Rituparno Ghosh, an acclaimed Bengali filmmaker who has made Raincoat, Chokher Bali and Dahan, echoed the opinion of several regional filmmakers as well when he pointed out: “India has a strong enriching tradition of regional cinema being made all over the country. Why then is this continuing emphasis on Bollywood work for the Oscars?”

Basu has defended his film by saying that his scenes were homages to great films and that he was using them as inspiration.

But plagiarism charges apart, the larger question has been of how a country like India – with its vast repertoire of languages and cinema – chooses its official entry. The process involves an 11-member jury from various fields of the film industry. This year, the jury went through 20 films from which Barfi! was chosen, although the method of nomination remains obscure.

The committee defended its decision by saying that it chose the film because of its treatment and freshness that leaves the audience happy and hopeful. Desai says: “The idea of nominating one film from the country, evaluating through one lens, for an award committee that possibly doesn’t understand our context or appreciate its nuances, is hard.

“The moment something is picked out from across the country to represent India, it carries the burden of that representation. And no matter what film was chosen, it would carry that, just like an Oscar winner.”

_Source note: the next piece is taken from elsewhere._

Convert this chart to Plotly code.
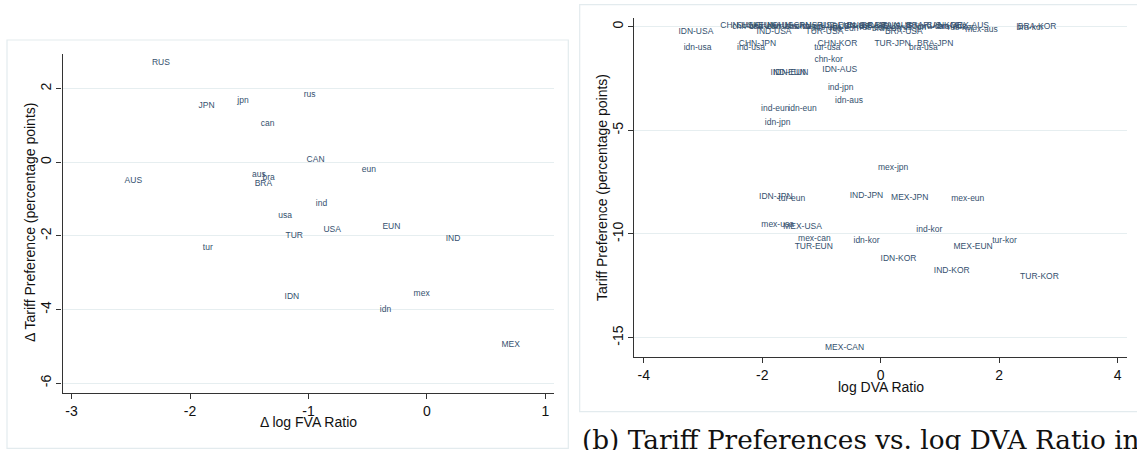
import plotly.graph_objects as go

# ---------------- Panel (a): Δ Tariff Preference vs Δ log FVA Ratio ----------------
a_labels = ["RUS", "JPN", "jpn", "can", "rus", "CAN", "eun", "AUS", "aus", "bra", "BRA",
            "ind", "usa", "EUN", "USA", "TUR", "IND", "tur", "IDN", "mex", "idn", "MEX"]
a_x = [-2.245, -1.86, -1.553, -1.344, -0.99, -0.94, -0.49, -2.478, -1.418, -1.336, -1.38,
       -0.89, -1.198, -0.30, -0.80, -1.12, 0.22, -1.85, -1.14, -0.045, -0.35, 0.706]
a_y = [2.70, 1.52, 1.67, 1.03, 1.82, 0.07, -0.21, -0.51, -0.35, -0.42, -0.58,
       -1.12, -1.46, -1.76, -1.85, -2.00, -2.08, -2.33, -3.66, -3.58, -4.01, -4.96]
a_xticks = [-3, -2, -1, 0, 1]
a_xticktext = ["-3", "-2", "-1", "0", "1"]
a_yticks = [-6, -4, -2, 0, 2]
a_yticktext = ["-6", "-4", "-2", "0", "2"]
a_xtitle = "Δ log FVA Ratio"
a_ytitle = "Δ Tariff Preference (percentage points)"

# ---------------- Panel (b): Tariff Preference vs log DVA Ratio ----------------
b_labels = [
    # crowded row at zero preference
    "CHN-USA", "chn-usa", "CHN-EUN", "chn-eun", "CHN-AUS", "chn-aus", "CHN-CAN", "chn-can",
    "chn-jpn", "RUS-USA", "rus-usa", "RUS-EUN", "rus-eun", "RUS-AUS", "rus-aus", "RUS-CAN",
    "rus-can", "BRA-EUN", "bra-eun", "BRA-AUS", "RUS-JPN", "rus-jpn", "BRA-CAN", "bra-can",
    "RUS-KOR", "bra-aus", "rus-kor", "MEX-AUS", "mex-aus", "bra-kor", "BRA-KOR",
    # remaining pairs
    "IDN-USA", "idn-usa", "IND-USA", "TUR-USA", "BRA-USA", "CHN-JPN", "ind-usa", "CHN-KOR",
    "tur-usa", "TUR-JPN", "BRA-JPN", "bra-usa", "chn-kor", "IND-EUN", "IDN-EUN", "IDN-AUS",
    "ind-jpn", "idn-aus", "ind-eun", "idn-eun", "idn-jpn",
    "mex-jpn", "IDN-JPN", "tur-eun", "IND-JPN", "MEX-JPN", "mex-eun", "mex-usa", "MEX-USA",
    "ind-kor", "mex-can", "TUR-EUN", "idn-kor", "MEX-EUN", "tur-kor", "IDN-KOR", "IND-KOR",
    "TUR-KOR", "MEX-CAN",
]
b_x = [
    -2.38, -2.25, -2.10, -1.95, -1.80, -1.65, -1.50, -1.35,
    -1.20, -1.05, -0.90, -0.75, -0.62, -0.50, -0.38, -0.25,
    -0.12, 0.00, 0.10, 0.22, 0.35, 0.55, 0.75, 0.90,
    1.05, 1.20, 1.35, 1.50, 1.70, 2.52, 2.64,
    -3.12, -3.09, -1.80, -0.95, 0.39, -2.08, -2.19, -0.73,
    -0.90, 0.20, 0.92, 0.72, -0.88, -1.56, -1.52, -0.69,
    -0.675, -0.535, -1.78, -1.32, -1.74,
    0.21, -1.77, -1.50, -0.24, 0.49, 1.47, -1.74, -1.32,
    0.82, -1.12, -1.13, -0.24, 1.56, 2.09, 0.30, 1.20,
    2.68, -0.61,
]
b_y = [
    0.02, 0.00, 0.03, -0.02, 0.02, 0.00, 0.03, -0.02,
    0.00, 0.02, -0.05, 0.02, -0.10, 0.00, 0.03, 0.02,
    -0.05, 0.02, -0.10, 0.02, 0.00, -0.05, 0.02, -0.02,
    0.02, 0.00, -0.05, 0.02, -0.13, -0.05, 0.00,
    -0.27, -1.04, -0.27, -0.27, -0.27, -0.82, -1.04, -0.82,
    -1.04, -0.82, -0.82, -1.04, -1.62, -2.22, -2.22, -2.09,
    -2.97, -3.58, -3.97, -3.97, -4.66,
    -6.82, -8.21, -8.33, -8.17, -8.26, -8.33, -9.57, -9.66,
    -9.79, -10.24, -10.63, -10.34, -10.63, -10.34, -11.19, -11.77,
    -12.06, -15.48,
]
b_xticks = [-4, -2, 0, 2, 4]
b_xticktext = ["-4", "-2", "0", "2", "4"]
b_yticks = [-15, -10, -5, 0]
b_yticktext = ["-15", "-10", "-5", "0"]
b_xtitle = "log DVA Ratio"
b_ytitle = "Tariff Preference (percentage points)"
b_caption = "(b) Tariff Preferences vs. log DVA Ratio in"

LABEL_COLOR = "#34506e"
GRID = "#e6eef0"
AXIS = "#333333"
W, H = 1137, 450

fig = go.Figure()
fig.add_trace(go.Scatter(x=a_x, y=a_y, text=a_labels, mode="text", textposition="middle center",
                         textfont=dict(family="Liberation Sans, Arial", size=8.5, color=LABEL_COLOR),
                         xaxis="x", yaxis="y", showlegend=False, hoverinfo="skip"))
fig.add_trace(go.Scatter(x=b_x, y=b_y, text=b_labels, mode="text", textposition="middle center",
                         textfont=dict(family="Liberation Sans, Arial", size=8.5, color=LABEL_COLOR),
                         xaxis="x2", yaxis="y2", showlegend=False, hoverinfo="skip"))

tickfont = dict(family="Liberation Sans, Arial", size=14, color="#111111")
titlefont = dict(family="Liberation Sans, Arial", size=14, color="#111111")

common_x = dict(showline=True, linecolor=AXIS, linewidth=1.3, ticks="outside", ticklen=5,
                tickcolor=AXIS, tickfont=tickfont, showgrid=False, zeroline=False, mirror=False)
common_y = dict(showline=True, linecolor=AXIS, linewidth=1.3, ticks="outside", ticklen=5,
                tickcolor=AXIS, tickfont=tickfont, showgrid=True, gridcolor=GRID, gridwidth=1,
                zeroline=False, tickangle=-90, mirror=False)


def title_ann(text, px, py, angle=0):
    return dict(text=text, xref="paper", yref="paper", x=px / W, y=1 - py / H,
                xanchor="center", yanchor="middle", showarrow=False, textangle=angle,
                font=titlefont)


fig.update_layout(
    width=W, height=H, autosize=False,
    margin=dict(l=0, r=0, t=0, b=0),
    paper_bgcolor="white", plot_bgcolor="white",
    xaxis=dict(common_x, domain=[62.5 / W, 554 / W], range=[-3.076, 1.072],
               tickvals=a_xticks, ticktext=a_xticktext, anchor="y"),
    yaxis=dict(common_y, domain=[1 - 392.7 / H, 1 - 54 / H], range=[-6.26, 2.94],
               tickvals=a_yticks, ticktext=a_yticktext, anchor="x"),
    xaxis2=dict(common_x, domain=[634.3 / W, 1126.7 / W], range=[-4.159, 4.152],
                tickvals=b_xticks, ticktext=b_xticktext, anchor="y2"),
    yaxis2=dict(common_y, domain=[1 - 356.7 / H, 1 - 18.3 / H], range=[-15.92, 0.405],
                tickvals=b_yticks, ticktext=b_yticktext, anchor="x2"),
    shapes=[
        dict(type="rect", xref="paper", yref="paper", x0=7 / W, x1=568.3 / W,
             y0=1 - 448.3 / H, y1=1 - 40 / H, line=dict(color="#e3ebee", width=1.2)),
        dict(type="rect", xref="paper", yref="paper", x0=579.7 / W, x1=1.02,
             y0=1 - 411.7 / H, y1=1 - 4.7 / H, line=dict(color="#e3ebee", width=1.2)),
    ],
    annotations=[
        title_ann(a_xtitle, 308, 422),
        title_ann(a_ytitle, 30, 223, -90),
        title_ann(b_xtitle, 880.5, 386.5),
        title_ann(b_ytitle, 601.5, 187.5, -90),
        dict(text=b_caption, xref="paper", yref="paper",
             x=580 / W, y=1 - 423 / H, xanchor="left", yanchor="top", showarrow=False,
             font=dict(family="DejaVu Serif, Liberation Serif", size=26.3, color="#111111")),
    ],
)

fig.write_html("out.html", config={"displayModeBar": False},
               post_script="document.body.style.margin='0';document.body.style.overflow='hidden';")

Compared to the films that made it to the final list, which were essentially “Indian” in terms of plot, characters and settings, Barfi! could have been set anywhere. It’s set in Kolkata and Darjeeling but does not use the cities at all, except for token monuments and typical Kolkata tropes such as trams and rickshaws in the background. It will be hard to find anyone who believes Barfi! has even a slim chance of making it to the final list.

“If we were really inclined to give our most interesting cinema a chance, our chances would probably increase,” says Desai. “India is an emerging country, and if we had something decent to offer, something might have come our way over the years. Honestly, in the past five years, I don’t think anyone has believed that we had any chance at the Oscars.”

The ones that made it

While no Indian movie has won an Oscar for Best Foreign Language Film, three have been nominated:

Mother India (1957) – This film was actually not an original. Mehboob Khan, the director, remade his own earlier film, Aurat (1940), starring Nargis and Sunil Dutt. The story applauded the strength of a poor woman who tries to escape the clutches of a moneylender while raising her sons.

Salaam Bombay! (1988) – A Mira Nair film, Salaam Bombay! is about a young boy who runs off to Bombay to earn money and eventually returns to his mother.

Lagaan (2001) – Directed by Ashutosh Gowariker, Lagaan was one of the biggest movies of 2001. Set in pre-independence India, it follows a cricket match between British colonials and villagers incensed by unfair taxes and a cruel regime.